- [GIVEN ENTRIES]
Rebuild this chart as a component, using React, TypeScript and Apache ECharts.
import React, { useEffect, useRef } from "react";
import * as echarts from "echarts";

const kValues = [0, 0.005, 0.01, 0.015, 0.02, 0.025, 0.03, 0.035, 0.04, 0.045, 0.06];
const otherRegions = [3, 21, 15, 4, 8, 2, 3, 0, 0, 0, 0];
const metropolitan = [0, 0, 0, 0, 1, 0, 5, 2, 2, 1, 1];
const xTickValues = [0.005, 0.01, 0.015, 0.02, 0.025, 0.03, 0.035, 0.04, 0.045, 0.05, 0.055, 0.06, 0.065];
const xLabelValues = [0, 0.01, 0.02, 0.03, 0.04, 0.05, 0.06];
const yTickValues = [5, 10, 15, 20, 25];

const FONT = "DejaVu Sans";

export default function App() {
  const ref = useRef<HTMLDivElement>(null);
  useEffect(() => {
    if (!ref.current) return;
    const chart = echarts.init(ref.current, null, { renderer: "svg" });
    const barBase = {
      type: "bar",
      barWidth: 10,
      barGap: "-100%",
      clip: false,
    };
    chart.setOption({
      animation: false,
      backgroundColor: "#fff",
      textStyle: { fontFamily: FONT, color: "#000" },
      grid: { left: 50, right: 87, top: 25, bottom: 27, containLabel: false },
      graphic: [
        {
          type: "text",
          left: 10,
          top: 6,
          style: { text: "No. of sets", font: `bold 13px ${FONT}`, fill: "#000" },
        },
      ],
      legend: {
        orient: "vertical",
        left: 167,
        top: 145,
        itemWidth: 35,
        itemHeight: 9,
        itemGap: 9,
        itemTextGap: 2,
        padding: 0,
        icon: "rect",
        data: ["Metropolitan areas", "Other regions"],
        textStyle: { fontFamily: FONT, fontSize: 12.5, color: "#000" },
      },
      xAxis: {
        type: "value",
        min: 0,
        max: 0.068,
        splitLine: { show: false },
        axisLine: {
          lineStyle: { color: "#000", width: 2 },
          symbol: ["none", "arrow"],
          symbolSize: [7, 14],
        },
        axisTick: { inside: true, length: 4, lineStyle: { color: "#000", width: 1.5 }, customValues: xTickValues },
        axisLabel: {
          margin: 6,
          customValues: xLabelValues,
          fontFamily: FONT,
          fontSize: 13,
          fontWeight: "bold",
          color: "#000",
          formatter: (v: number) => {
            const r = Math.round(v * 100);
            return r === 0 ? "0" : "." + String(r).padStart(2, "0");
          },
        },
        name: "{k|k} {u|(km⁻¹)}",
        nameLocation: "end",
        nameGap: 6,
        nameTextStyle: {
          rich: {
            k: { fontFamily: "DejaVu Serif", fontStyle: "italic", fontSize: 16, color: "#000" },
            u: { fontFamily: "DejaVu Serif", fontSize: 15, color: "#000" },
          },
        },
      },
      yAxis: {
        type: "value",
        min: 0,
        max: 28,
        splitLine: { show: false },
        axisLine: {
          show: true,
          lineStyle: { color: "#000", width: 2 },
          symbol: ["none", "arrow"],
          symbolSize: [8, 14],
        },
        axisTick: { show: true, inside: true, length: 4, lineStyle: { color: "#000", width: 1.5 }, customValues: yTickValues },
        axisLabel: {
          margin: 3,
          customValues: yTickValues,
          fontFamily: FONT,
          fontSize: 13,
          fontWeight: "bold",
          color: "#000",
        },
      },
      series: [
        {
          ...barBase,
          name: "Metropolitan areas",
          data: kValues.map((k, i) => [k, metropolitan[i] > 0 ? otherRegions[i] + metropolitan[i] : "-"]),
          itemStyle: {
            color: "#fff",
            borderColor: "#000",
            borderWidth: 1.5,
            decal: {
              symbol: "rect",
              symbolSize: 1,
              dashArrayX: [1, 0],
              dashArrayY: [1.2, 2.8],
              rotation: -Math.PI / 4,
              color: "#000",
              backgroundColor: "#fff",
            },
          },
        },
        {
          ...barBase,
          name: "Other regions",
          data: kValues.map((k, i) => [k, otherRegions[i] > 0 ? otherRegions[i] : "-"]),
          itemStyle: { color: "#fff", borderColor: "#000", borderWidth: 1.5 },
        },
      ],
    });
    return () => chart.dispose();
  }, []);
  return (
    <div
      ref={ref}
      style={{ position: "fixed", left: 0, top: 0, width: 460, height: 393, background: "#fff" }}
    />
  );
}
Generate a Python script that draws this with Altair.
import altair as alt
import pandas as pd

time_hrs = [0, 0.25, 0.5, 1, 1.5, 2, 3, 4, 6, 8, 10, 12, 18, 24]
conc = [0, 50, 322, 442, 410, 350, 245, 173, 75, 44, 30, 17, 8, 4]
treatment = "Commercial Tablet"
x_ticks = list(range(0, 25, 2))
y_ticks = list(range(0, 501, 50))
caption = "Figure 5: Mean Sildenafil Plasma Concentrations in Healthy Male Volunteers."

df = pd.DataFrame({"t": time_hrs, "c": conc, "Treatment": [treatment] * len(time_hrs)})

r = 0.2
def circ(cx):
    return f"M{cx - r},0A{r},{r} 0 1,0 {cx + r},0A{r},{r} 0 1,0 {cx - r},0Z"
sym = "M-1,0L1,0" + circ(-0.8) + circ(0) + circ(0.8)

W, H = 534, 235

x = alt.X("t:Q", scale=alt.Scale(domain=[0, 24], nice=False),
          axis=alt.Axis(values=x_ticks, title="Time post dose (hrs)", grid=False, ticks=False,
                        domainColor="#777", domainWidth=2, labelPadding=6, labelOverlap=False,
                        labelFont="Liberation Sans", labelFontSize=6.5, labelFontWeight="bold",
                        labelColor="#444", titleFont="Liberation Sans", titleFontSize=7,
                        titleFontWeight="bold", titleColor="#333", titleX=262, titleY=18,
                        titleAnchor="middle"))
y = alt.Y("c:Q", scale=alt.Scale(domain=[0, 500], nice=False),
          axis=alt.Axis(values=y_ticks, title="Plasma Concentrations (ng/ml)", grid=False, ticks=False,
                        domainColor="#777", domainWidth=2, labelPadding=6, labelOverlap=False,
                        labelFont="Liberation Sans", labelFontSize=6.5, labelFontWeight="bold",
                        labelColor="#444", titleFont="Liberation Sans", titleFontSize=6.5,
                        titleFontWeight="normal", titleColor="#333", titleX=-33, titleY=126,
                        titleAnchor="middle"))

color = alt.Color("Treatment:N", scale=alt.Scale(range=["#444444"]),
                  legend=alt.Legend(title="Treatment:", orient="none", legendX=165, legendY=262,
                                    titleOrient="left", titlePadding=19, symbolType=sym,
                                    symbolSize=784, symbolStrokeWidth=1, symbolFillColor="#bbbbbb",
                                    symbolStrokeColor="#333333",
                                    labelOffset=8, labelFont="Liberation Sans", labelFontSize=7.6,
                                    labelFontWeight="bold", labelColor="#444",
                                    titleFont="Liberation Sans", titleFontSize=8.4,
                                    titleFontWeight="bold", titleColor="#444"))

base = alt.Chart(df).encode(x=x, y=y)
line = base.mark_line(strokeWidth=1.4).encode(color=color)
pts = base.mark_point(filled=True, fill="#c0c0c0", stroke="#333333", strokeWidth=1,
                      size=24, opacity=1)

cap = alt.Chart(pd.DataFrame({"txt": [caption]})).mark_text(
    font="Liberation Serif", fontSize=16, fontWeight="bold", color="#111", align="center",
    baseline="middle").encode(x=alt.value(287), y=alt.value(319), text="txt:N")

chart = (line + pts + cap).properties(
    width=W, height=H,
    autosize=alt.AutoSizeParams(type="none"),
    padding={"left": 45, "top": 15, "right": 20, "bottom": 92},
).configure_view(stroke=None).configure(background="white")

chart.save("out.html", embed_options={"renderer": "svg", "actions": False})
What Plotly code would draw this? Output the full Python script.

- [TO BE DONE] Set down all of the entries exactly, please.

- [PROBLEM SOLUTION]
Rebuild this chart as a component, using React, TypeScript and Apache ECharts.
import React, { useEffect, useRef } from "react";
import * as echarts from "echarts";

const kValues = [0, 0.005, 0.01, 0.015, 0.02, 0.025, 0.03, 0.035, 0.04, 0.045, 0.06];
const otherRegions = [3, 21, 15, 4, 8, 2, 3, 0, 0, 0, 0];
const metropolitan = [0, 0, 0, 0, 1, 0, 5, 2, 2, 1, 1];
const xTickValues = [0.005, 0.01, 0.015, 0.02, 0.025, 0.03, 0.035, 0.04, 0.045, 0.05, 0.055, 0.06, 0.065];
const xLabelValues = [0, 0.01, 0.02, 0.03, 0.04, 0.05, 0.06];
const yTickValues = [5, 10, 15, 20, 25];

const FONT = "DejaVu Sans";

export default function App() {
  const ref = useRef<HTMLDivElement>(null);
  useEffect(() => {
    if (!ref.current) return;
    const chart = echarts.init(ref.current, null, { renderer: "svg" });
    const barBase = {
      type: "bar",
      barWidth: 10,
      barGap: "-100%",
      clip: false,
    };
    chart.setOption({
      animation: false,
      backgroundColor: "#fff",
      textStyle: { fontFamily: FONT, color: "#000" },
      grid: { left: 50, right: 87, top: 25, bottom: 27, containLabel: false },
      graphic: [
        {
          type: "text",
          left: 10,
          top: 6,
          style: { text: "No. of sets", font: `bold 13px ${FONT}`, fill: "#000" },
        },
      ],
      legend: {
        orient: "vertical",
        left: 167,
        top: 145,
        itemWidth: 35,
        itemHeight: 9,
        itemGap: 9,
        itemTextGap: 2,
        padding: 0,
        icon: "rect",
        data: ["Metropolitan areas", "Other regions"],
        textStyle: { fontFamily: FONT, fontSize: 12.5, color: "#000" },
      },
      xAxis: {
        type: "value",
        min: 0,
        max: 0.068,
        splitLine: { show: false },
        axisLine: {
          lineStyle: { color: "#000", width: 2 },
          symbol: ["none", "arrow"],
          symbolSize: [7, 14],
        },
        axisTick: { inside: true, length: 4, lineStyle: { color: "#000", width: 1.5 }, customValues: xTickValues },
        axisLabel: {
          margin: 6,
          customValues: xLabelValues,
          fontFamily: FONT,
          fontSize: 13,
          fontWeight: "bold",
          color: "#000",
          formatter: (v: number) => {
            const r = Math.round(v * 100);
            return r === 0 ? "0" : "." + String(r).padStart(2, "0");
          },
        },
        name: "{k|k} {u|(km⁻¹)}",
        nameLocation: "end",
        nameGap: 6,
        nameTextStyle: {
          rich: {
            k: { fontFamily: "DejaVu Serif", fontStyle: "italic", fontSize: 16, color: "#000" },
            u: { fontFamily: "DejaVu Serif", fontSize: 15, color: "#000" },
          },
        },
      },
      yAxis: {
        type: "value",
        min: 0,
        max: 28,
        splitLine: { show: false },
        axisLine: {
          show: true,
          lineStyle: { color: "#000", width: 2 },
          symbol: ["none", "arrow"],
          symbolSize: [8, 14],
        },
        axisTick: { show: true, inside: true, length: 4, lineStyle: { color: "#000", width: 1.5 }, customValues: yTickValues },
        axisLabel: {
          margin: 3,
          customValues: yTickValues,
          fontFamily: FONT,
          fontSize: 13,
          fontWeight: "bold",
          color: "#000",
        },
      },
      series: [
        {
          ...barBase,
          name: "Metropolitan areas",
          data: kValues.map((k, i) => [k, metropolitan[i] > 0 ? otherRegions[i] + metropolitan[i] : "-"]),
          itemStyle: {
            color: "#fff",
            borderColor: "#000",
            borderWidth: 1.5,
            decal: {
              symbol: "rect",
              symbolSize: 1,
              dashArrayX: [1, 0],
              dashArrayY: [1.2, 2.8],
              rotation: -Math.PI / 4,
              color: "#000",
              backgroundColor: "#fff",
            },
          },
        },
        {
          ...barBase,
          name: "Other regions",
          data: kValues.map((k, i) => [k, otherRegions[i] > 0 ? otherRegions[i] : "-"]),
          itemStyle: { color: "#fff", borderColor: "#000", borderWidth: 1.5 },
        },
      ],
    });
    return () => chart.dispose();
  }, []);
  return (
    <div
      ref={ref}
      style={{ position: "fixed", left: 0, top: 0, width: 460, height: 393, background: "#fff" }}
    />
  );
}
Generate a Python script that draws this with Altair.
import altair as alt
import pandas as pd

time_hrs = [0, 0.25, 0.5, 1, 1.5, 2, 3, 4, 6, 8, 10, 12, 18, 24]
conc = [0, 50, 322, 442, 410, 350, 245, 173, 75, 44, 30, 17, 8, 4]
treatment = "Commercial Tablet"
x_ticks = list(range(0, 25, 2))
y_ticks = list(range(0, 501, 50))
caption = "Figure 5: Mean Sildenafil Plasma Concentrations in Healthy Male Volunteers."

df = pd.DataFrame({"t": time_hrs, "c": conc, "Treatment": [treatment] * len(time_hrs)})

r = 0.2
def circ(cx):
    return f"M{cx - r},0A{r},{r} 0 1,0 {cx + r},0A{r},{r} 0 1,0 {cx - r},0Z"
sym = "M-1,0L1,0" + circ(-0.8) + circ(0) + circ(0.8)

W, H = 534, 235

x = alt.X("t:Q", scale=alt.Scale(domain=[0, 24], nice=False),
          axis=alt.Axis(values=x_ticks, title="Time post dose (hrs)", grid=False, ticks=False,
                        domainColor="#777", domainWidth=2, labelPadding=6, labelOverlap=False,
                        labelFont="Liberation Sans", labelFontSize=6.5, labelFontWeight="bold",
                        labelColor="#444", titleFont="Liberation Sans", titleFontSize=7,
                        titleFontWeight="bold", titleColor="#333", titleX=262, titleY=18,
                        titleAnchor="middle"))
y = alt.Y("c:Q", scale=alt.Scale(domain=[0, 500], nice=False),
          axis=alt.Axis(values=y_ticks, title="Plasma Concentrations (ng/ml)", grid=False, ticks=False,
                        domainColor="#777", domainWidth=2, labelPadding=6, labelOverlap=False,
                        labelFont="Liberation Sans", labelFontSize=6.5, labelFontWeight="bold",
                        labelColor="#444", titleFont="Liberation Sans", titleFontSize=6.5,
                        titleFontWeight="normal", titleColor="#333", titleX=-33, titleY=126,
                        titleAnchor="middle"))

color = alt.Color("Treatment:N", scale=alt.Scale(range=["#444444"]),
                  legend=alt.Legend(title="Treatment:", orient="none", legendX=165, legendY=262,
                                    titleOrient="left", titlePadding=19, symbolType=sym,
                                    symbolSize=784, symbolStrokeWidth=1, symbolFillColor="#bbbbbb",
                                    symbolStrokeColor="#333333",
                                    labelOffset=8, labelFont="Liberation Sans", labelFontSize=7.6,
                                    labelFontWeight="bold", labelColor="#444",
                                    titleFont="Liberation Sans", titleFontSize=8.4,
                                    titleFontWeight="bold", titleColor="#444"))

base = alt.Chart(df).encode(x=x, y=y)
line = base.mark_line(strokeWidth=1.4).encode(color=color)
pts = base.mark_point(filled=True, fill="#c0c0c0", stroke="#333333", strokeWidth=1,
                      size=24, opacity=1)

cap = alt.Chart(pd.DataFrame({"txt": [caption]})).mark_text(
    font="Liberation Serif", fontSize=16, fontWeight="bold", color="#111", align="center",
    baseline="middle").encode(x=alt.value(287), y=alt.value(319), text="txt:N")

chart = (line + pts + cap).properties(
    width=W, height=H,
    autosize=alt.AutoSizeParams(type="none"),
    padding={"left": 45, "top": 15, "right": 20, "bottom": 92},
).configure_view(stroke=None).configure(background="white")

chart.save("out.html", embed_options={"renderer": "svg", "actions": False})
What Plotly code would draw this? Output the full Python script.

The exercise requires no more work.